**WRITTEN EXERCISE:**
Up to and including the line with "import * as", write out the listing from its first line, minus the pictures.
##########
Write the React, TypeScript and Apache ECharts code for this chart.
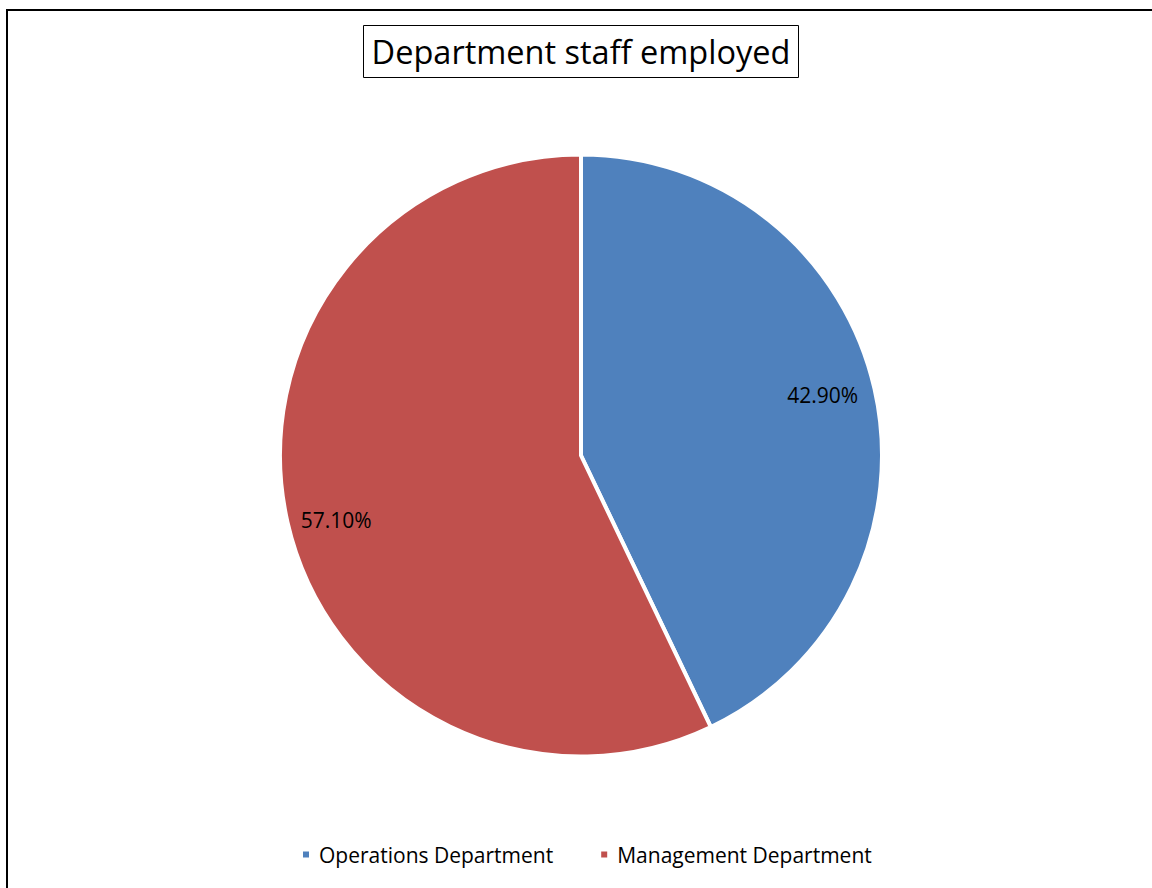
import React, { useEffect, useRef } from "react";
import * as echarts from "echarts";

const titleText = "Department staff employed";
const categories = ["Operations Department", "Management Department"];
const values = [42.9, 57.1];
const colors = ["#4F81BD", "#C0504D"];

const FONT = "'Open Sans'";
const labelOffsets = [
  [-5, -5],
  [2, 9],
];

export default function App() {
  const ref = useRef<HTMLDivElement>(null);
  useEffect(() => {
    if (!ref.current) return;
    const chart = echarts.init(ref.current, null, { renderer: "svg" });
    const data = categories.map((name, i) => ({ name, value: values[i] }));
    const labelData = categories.map((name, i) => ({
      name,
      value: values[i],
      label: { offset: labelOffsets[i] },
    }));
    chart.setOption({
      animation: false,
      backgroundColor: "#ffffff",
      color: colors,
      title: {
        text: titleText,
        left: 573,
        textAlign: "center",
        top: 25,
        padding: [7, 8, 7, 8],
        borderColor: "#000",
        borderWidth: 1,
        textStyle: {
          fontFamily: FONT,
          fontSize: 32.5,
          fontWeight: "normal",
          color: "#000",
          lineHeight: 39,
        },
      },
      legend: {
        data: categories,
        left: 296,
        top: 839,
        icon: "rect",
        itemWidth: 8,
        itemHeight: 8,
        itemGap: 46,
        textStyle: {
          fontFamily: FONT,
          fontSize: 21,
          color: "#000",
          padding: [0, 0, 0, 4],
        },
      },
      graphic: [
        {
          type: "rect",
          shape: { x: 7, y: 10, width: 1300, height: 1000 },
          style: { fill: "none", stroke: "#000", lineWidth: 2 },
          silent: true,
        },
      ],
      series: [
        {
          type: "pie",
          center: [581, 455.5],
          radius: [0, 301],
          startAngle: 90,
          clockwise: true,
          label: { show: false },
          labelLine: { show: false },
          itemStyle: { borderColor: "#fff", borderWidth: 4 },
          emphasis: { disabled: true },
          data,
        },
        {
          type: "pie",
          center: [581, 455.5],
          radius: [200, 300],
          startAngle: 90,
          clockwise: true,
          silent: true,
          itemStyle: { color: "transparent", borderWidth: 0 },
          label: {
            show: true,
            position: "inside",
            formatter: (p: any) => Number(p.value).toFixed(2) + "%",
            fontFamily: FONT,
            fontSize: 21,
            color: "#000",
          },
          labelLine: { show: false },
          emphasis: { disabled: true },
          data: labelData,
        },
      ],
    });
    return () => chart.dispose();
  }, []);
  return (
    <div
      ref={ref}
      style={{ position: "absolute", left: 0, top: 0, width: 1152, height: 888 }}
    />
  );
}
##########
**ANSWER BELOW:**
Write the React, TypeScript and Apache ECharts code for this chart.
import React, { useEffect, useRef } from "react";
import * as echarts from "echarts";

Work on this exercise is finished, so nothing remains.